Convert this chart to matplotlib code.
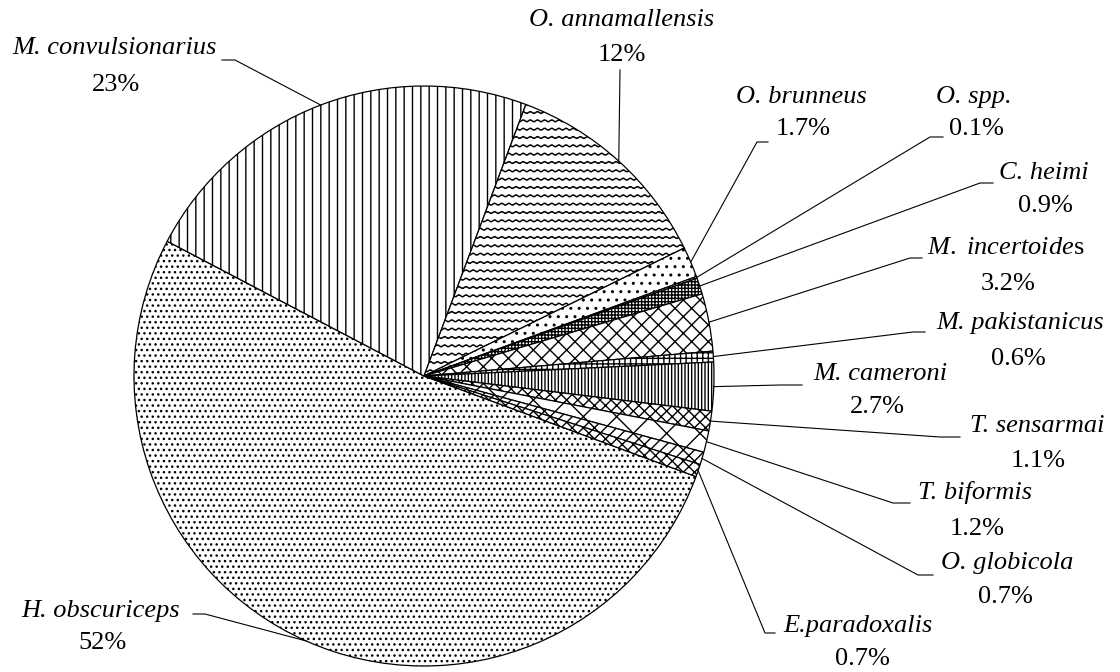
import warnings
import numpy as np
import matplotlib
matplotlib.use("Agg")
import matplotlib.pyplot as plt
import matplotlib.hatch as mhatch
from matplotlib.path import Path

warnings.filterwarnings("ignore")

# data, clockwise from the big slice
species = ['H. obscuriceps', 'M. convulsionarius', 'O. annamallensis', 'O. brunneus',
           'O. spp.', 'C. heimi', 'M. incertoides', 'M. pakistanicus', 'M. cameroni',
           'T. sensarmai', 'T. biformis', 'O. globicola', 'E.paradoxalis']
percents = [52, 23, 12, 1.7, 0.1, 0.9, 3.2, 0.6, 2.7, 1.1, 1.2, 0.7, 0.7]
pct_labels = ['52%', '23%', '12%', '1.7%', '0.1%', '0.9%', '3.2%', '0.6%', '2.7%',
              '1.1%', '1.2%', '0.7%', '0.7%']

hatches = ['...', '||', '~~', '..', '....', '+++++', 'xx', '+++', '|||||',
           'xxx', 'x', '//x', 'xxx']

# label layout in pixels (y from top): name centre, pct centre, elbow, end of short tick
name_pos = [(101, 611), (114, 48), (622, 20), (801, 97), (974, 97), (1044, 173),
            (1006, 248), (1020, 323), (880, 374), (1037, 426), (975, 493),
            (1007, 563), (858, 626)]
pct_pos = [(102, 643), (116, 85), (622, 55), (803, 129), (976, 129), (1045, 206),
           (1008, 284), (1018, 359), (877, 407), (1038, 461), (977, 529),
           (1005, 597), (862, 659)]
elbow = [(205, 614), (235, 60), (620, 70), (757, 142), (930, 137), (980, 183),
         (910, 258), (913, 332), (780, 385), (940, 437), (893, 503), (918, 575),
         (765, 633)]
tick_end = [193, 222, None, 768, 943, 993, 922, 925, 802, 960, 910, 933, 775]

W, H = 1120, 672
cx, cy, R = 424, 376, 290


class WavyHatch(mhatch.HatchPatternBase):
    # horizontal wavy lines, drawn for '~'
    def __init__(self, hatch, density):
        self.num_lines = int(hatch.count('~') * density)
        self.waves = 14
        self.n_pts = self.waves * 6 + 1
        self.num_vertices = self.num_lines * self.n_pts

    def set_vertices_and_codes(self, vertices, codes):
        xs = np.linspace(0, 1, self.n_pts)
        amp = 0.01
        for i in range(self.num_lines):
            y = (i + 0.5) / self.num_lines
            s = slice(i * self.n_pts, (i + 1) * self.n_pts)
            vertices[s, 0] = xs
            vertices[s, 1] = y + amp * np.sin(2 * np.pi * self.waves * xs)
            codes[s] = Path.LINETO
            codes[i * self.n_pts] = Path.MOVETO


mhatch._hatch_types.append(WavyHatch)

plt.rcParams['hatch.linewidth'] = 1.0
plt.rcParams['mathtext.fontset'] = 'custom'
plt.rcParams['mathtext.it'] = 'Liberation Serif:italic'
plt.rcParams['mathtext.rm'] = 'Liberation Serif'

fig = plt.figure(figsize=(W / 100, H / 100), dpi=100)
ax = fig.add_axes([0, 0, 1, 1])

wedges, _ = ax.pie(percents, colors=['white'] * len(percents), startangle=-20.3,
                   counterclock=False, center=(cx, H - cy), radius=R, hatch=hatches,
                   wedgeprops=dict(edgecolor='black', linewidth=0.9))

ax.set_xlim(0, W)
ax.set_ylim(0, H)
ax.set_aspect('equal')
ax.axis('off')

font = 'Liberation Serif'
fs = 19
for i, w in enumerate(wedges):
    mid = np.deg2rad((w.theta1 + w.theta2) / 2)
    x0 = cx + R * np.cos(mid)
    y0 = (H - cy) + R * np.sin(mid)
    ex, ey = elbow[i]
    xs = [x0, ex]
    ys = [y0, H - ey]
    if tick_end[i] is not None:
        xs.append(tick_end[i])
        ys.append(H - ey)
    ax.plot(xs, ys, color='black', lw=0.8)

    name = species[i]
    nx, ny = name_pos[i]
    if name == 'M. incertoides':
        ax.text(nx, H - ny, r'$\mathit{M.}$ $\mathit{incertoide}$s', fontsize=fs,
                family=font, ha='center', va='center')
    else:
        ax.text(nx, H - ny, name, fontsize=fs, family=font, style='italic',
                ha='center', va='center')
    px, py = pct_pos[i]
    ax.text(px, H - py, pct_labels[i], fontsize=fs, family=font,
            ha='center', va='center')

fig.savefig('out.png', dpi=100, facecolor='white')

+ + + + +

Copy every line above word for word and exclude the pictures.

Convert this chart to matplotlib code.
import warnings
import numpy as np
import matplotlib
matplotlib.use("Agg")
import matplotlib.pyplot as plt
import matplotlib.hatch as mhatch
from matplotlib.path import Path

warnings.filterwarnings("ignore")

# data, clockwise from the big slice
species = ['H. obscuriceps', 'M. convulsionarius', 'O. annamallensis', 'O. brunneus',
           'O. spp.', 'C. heimi', 'M. incertoides', 'M. pakistanicus', 'M. cameroni',
           'T. sensarmai', 'T. biformis', 'O. globicola', 'E.paradoxalis']
percents = [52, 23, 12, 1.7, 0.1, 0.9, 3.2, 0.6, 2.7, 1.1, 1.2, 0.7, 0.7]
pct_labels = ['52%', '23%', '12%', '1.7%', '0.1%', '0.9%', '3.2%', '0.6%', '2.7%',
              '1.1%', '1.2%', '0.7%', '0.7%']

hatches = ['...', '||', '~~', '..', '....', '+++++', 'xx', '+++', '|||||',
           'xxx', 'x', '//x', 'xxx']

# label layout in pixels (y from top): name centre, pct centre, elbow, end of short tick
name_pos = [(101, 611), (114, 48), (622, 20), (801, 97), (974, 97), (1044, 173),
            (1006, 248), (1020, 323), (880, 374), (1037, 426), (975, 493),
            (1007, 563), (858, 626)]
pct_pos = [(102, 643), (116, 85), (622, 55), (803, 129), (976, 129), (1045, 206),
           (1008, 284), (1018, 359), (877, 407), (1038, 461), (977, 529),
           (1005, 597), (862, 659)]
elbow = [(205, 614), (235, 60), (620, 70), (757, 142), (930, 137), (980, 183),
         (910, 258), (913, 332), (780, 385), (940, 437), (893, 503), (918, 575),
         (765, 633)]
tick_end = [193, 222, None, 768, 943, 993, 922, 925, 802, 960, 910, 933, 775]

W, H = 1120, 672
cx, cy, R = 424, 376, 290


class WavyHatch(mhatch.HatchPatternBase):
    # horizontal wavy lines, drawn for '~'
    def __init__(self, hatch, density):
        self.num_lines = int(hatch.count('~') * density)
        self.waves = 14
        self.n_pts = self.waves * 6 + 1
        self.num_vertices = self.num_lines * self.n_pts

    def set_vertices_and_codes(self, vertices, codes):
        xs = np.linspace(0, 1, self.n_pts)
        amp = 0.01
        for i in range(self.num_lines):
            y = (i + 0.5) / self.num_lines
            s = slice(i * self.n_pts, (i + 1) * self.n_pts)
            vertices[s, 0] = xs
            vertices[s, 1] = y + amp * np.sin(2 * np.pi * self.waves * xs)
            codes[s] = Path.LINETO
            codes[i * self.n_pts] = Path.MOVETO


mhatch._hatch_types.append(WavyHatch)

plt.rcParams['hatch.linewidth'] = 1.0
plt.rcParams['mathtext.fontset'] = 'custom'
plt.rcParams['mathtext.it'] = 'Liberation Serif:italic'
plt.rcParams['mathtext.rm'] = 'Liberation Serif'

fig = plt.figure(figsize=(W / 100, H / 100), dpi=100)
ax = fig.add_axes([0, 0, 1, 1])

wedges, _ = ax.pie(percents, colors=['white'] * len(percents), startangle=-20.3,
                   counterclock=False, center=(cx, H - cy), radius=R, hatch=hatches,
                   wedgeprops=dict(edgecolor='black', linewidth=0.9))

ax.set_xlim(0, W)
ax.set_ylim(0, H)
ax.set_aspect('equal')
ax.axis('off')

font = 'Liberation Serif'
fs = 19
for i, w in enumerate(wedges):
    mid = np.deg2rad((w.theta1 + w.theta2) / 2)
    x0 = cx + R * np.cos(mid)
    y0 = (H - cy) + R * np.sin(mid)
    ex, ey = elbow[i]
    xs = [x0, ex]
    ys = [y0, H - ey]
    if tick_end[i] is not None:
        xs.append(tick_end[i])
        ys.append(H - ey)
    ax.plot(xs, ys, color='black', lw=0.8)

    name = species[i]
    nx, ny = name_pos[i]
    if name == 'M. incertoides':
        ax.text(nx, H - ny, r'$\mathit{M.}$ $\mathit{incertoide}$s', fontsize=fs,
                family=font, ha='center', va='center')
    else:
        ax.text(nx, H - ny, name, fontsize=fs, family=font, style='italic',
                ha='center', va='center')
    px, py = pct_pos[i]
    ax.text(px, H - py, pct_labels[i], fontsize=fs, family=font,
            ha='center', va='center')

fig.savefig('out.png', dpi=100, facecolor='white')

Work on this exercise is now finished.